Meister malt sich die Zukunft so aus: „Auf die Zuschauer warten helle Räume, Spiegel, eine schöne Beleuchtung, Garderobe, eine Bar und ein kleiner Launch-Bereich.“ Herzstück des Ganzen soll aber die Sieben-Meter-Bühne sein: Bis zu 80 Zuschauer sollen vor ihr Platz finden, wie Kalkhorst ankündigt. „Von der Größe her wird die Bühne mit unserem Rex-Areal vergleichbar sein.“
Der Mietvertrag mit der Wuppertaler Delphin Vermögensverwaltung GmbH & Co. KG läuft zunächst über fünf Jahre. Auf die einstige Gummiband-Fabrik wurde das Taltonteater beim Jahrestreffen Freie Kultur aufmerksam, zu dem die Stadt eingeladen hatte. „Dort wurde die Vision vorgestellt, dass an der Wiesenstraße ein neues Kunst- und Kulturzentrum entstehen könnte“, erklärt Kalkhorst, der nun tatsächlich zum Pionier wird: Das Taltontheater, das sich fürs Erdgeschoss entschieden hat, möchte damit auch ein Zeichen setzen, wie Meister betont. „Wir sind Vorreiter und legen den ersten Stein“, sagt der Schauspieler, der hofft, dass andere Kreative nachziehen und sich an der Theater-Truppe ein Beispiel nehmen: „Wir fangen an, bestenfalls folgen viele weitere Künstler.“
Sowohl das Gebäude („Theater-Flair im Fabrik-Ambiente“) als auch der Standort hatten es Kalkhorst und seinen Kollegen schnell angetan: „Unser Theater liegt an der Nordbahntrasse. Das macht es umso attraktiver.
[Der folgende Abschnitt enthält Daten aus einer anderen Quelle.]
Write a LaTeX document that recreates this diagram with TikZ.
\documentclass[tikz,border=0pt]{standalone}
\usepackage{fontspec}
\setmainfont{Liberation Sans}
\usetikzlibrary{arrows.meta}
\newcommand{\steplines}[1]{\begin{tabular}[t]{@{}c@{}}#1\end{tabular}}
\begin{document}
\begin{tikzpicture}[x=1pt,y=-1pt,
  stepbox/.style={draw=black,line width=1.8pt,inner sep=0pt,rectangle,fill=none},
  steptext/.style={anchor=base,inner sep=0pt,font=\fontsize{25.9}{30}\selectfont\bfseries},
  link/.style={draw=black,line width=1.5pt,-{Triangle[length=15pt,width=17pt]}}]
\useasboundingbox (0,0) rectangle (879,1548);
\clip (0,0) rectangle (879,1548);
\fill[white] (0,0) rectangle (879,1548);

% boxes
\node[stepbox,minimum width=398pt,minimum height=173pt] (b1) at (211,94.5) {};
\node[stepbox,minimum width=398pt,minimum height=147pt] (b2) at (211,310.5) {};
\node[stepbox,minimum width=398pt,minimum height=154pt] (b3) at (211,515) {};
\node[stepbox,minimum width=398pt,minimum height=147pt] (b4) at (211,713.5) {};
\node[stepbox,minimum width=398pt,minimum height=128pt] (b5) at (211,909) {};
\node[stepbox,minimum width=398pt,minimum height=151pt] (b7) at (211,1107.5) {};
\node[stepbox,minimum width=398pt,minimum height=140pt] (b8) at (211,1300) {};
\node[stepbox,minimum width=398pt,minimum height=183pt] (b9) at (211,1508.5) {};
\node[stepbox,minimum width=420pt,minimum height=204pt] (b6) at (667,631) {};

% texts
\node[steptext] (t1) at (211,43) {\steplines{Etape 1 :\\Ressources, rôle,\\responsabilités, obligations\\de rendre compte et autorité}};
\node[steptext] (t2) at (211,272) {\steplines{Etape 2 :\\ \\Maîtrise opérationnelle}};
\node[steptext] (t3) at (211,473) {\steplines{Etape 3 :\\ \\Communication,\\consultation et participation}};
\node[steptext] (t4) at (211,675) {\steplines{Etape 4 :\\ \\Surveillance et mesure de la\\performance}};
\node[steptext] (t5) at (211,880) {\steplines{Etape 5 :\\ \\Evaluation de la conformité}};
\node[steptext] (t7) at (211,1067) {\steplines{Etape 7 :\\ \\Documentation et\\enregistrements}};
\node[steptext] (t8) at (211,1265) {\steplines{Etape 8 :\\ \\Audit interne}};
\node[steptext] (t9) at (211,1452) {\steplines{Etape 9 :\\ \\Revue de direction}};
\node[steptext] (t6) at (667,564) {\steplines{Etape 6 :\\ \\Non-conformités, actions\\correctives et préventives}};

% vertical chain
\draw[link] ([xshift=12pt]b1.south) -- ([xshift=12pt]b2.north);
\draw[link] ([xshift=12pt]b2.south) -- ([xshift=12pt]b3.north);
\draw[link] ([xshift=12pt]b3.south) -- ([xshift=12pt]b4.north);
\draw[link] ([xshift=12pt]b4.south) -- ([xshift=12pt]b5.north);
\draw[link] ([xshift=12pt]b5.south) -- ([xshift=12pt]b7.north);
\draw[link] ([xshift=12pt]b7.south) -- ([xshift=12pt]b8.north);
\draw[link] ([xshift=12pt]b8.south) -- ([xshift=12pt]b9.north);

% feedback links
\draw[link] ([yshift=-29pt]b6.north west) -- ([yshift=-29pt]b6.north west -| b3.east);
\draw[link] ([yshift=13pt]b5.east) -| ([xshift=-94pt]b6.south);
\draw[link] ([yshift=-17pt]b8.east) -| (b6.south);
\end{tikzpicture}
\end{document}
Es könnte eine gelungene Symbiose von Freizeit und Kultur werden.“ Der Regisseur hat auch schon konkrete Vorstellungen: „Ich könnte mir ein spezielles Wochenend-Programm für Wanderer vorstellen.“
Apropos: Sein neues Zuhause möchte das Ensemble entsprechend nutzen. „Ich werde inszenieren wie ein Wahnsinniger“, verspricht Kalkhorst. „Wir werden jedes Wochenende spielen und haben dann auch eine größere Stückauswahl.“ Auch Schauspieler Maurice Kaeber freut sich auf den Neuanfang: „Jetzt können endlich alle das Gefühl haben, nach Hause zu kommen. Das ist ganz wichtig.“ Für den kreativen Prozess genauso wie für das individuelle Wohlbefinden.
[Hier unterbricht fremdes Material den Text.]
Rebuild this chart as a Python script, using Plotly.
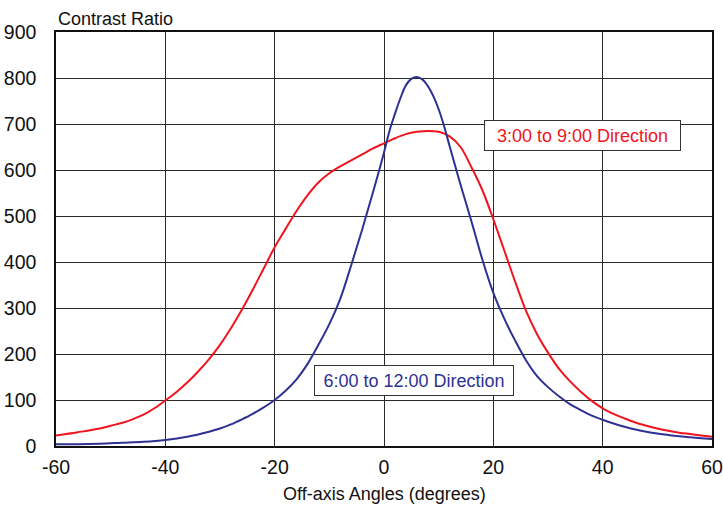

Ob sich auch das Publikum in der ehemaligen Fabrik wohlfühlt, wird sich im Januar 2012 zeigen. Mit dabei ist auf jeden Fall „Der dressierte Mann“: Eröffnet wird das neue Theater mit einer Komödie nach dem Bestseller von Esther Vilar. Nicht nur im Namen von John von Düffel soll dann an der Wiesenstraße gelacht werden. Shakespeare-Fan Jens Kalkhorst freut sich vor allem auch auf Heinz Laiers „Shake MacBeth“ — auf eine „lustige Improvisationskomödie für drei Schauspieler, einen Wald und ein heiteres Publikum“.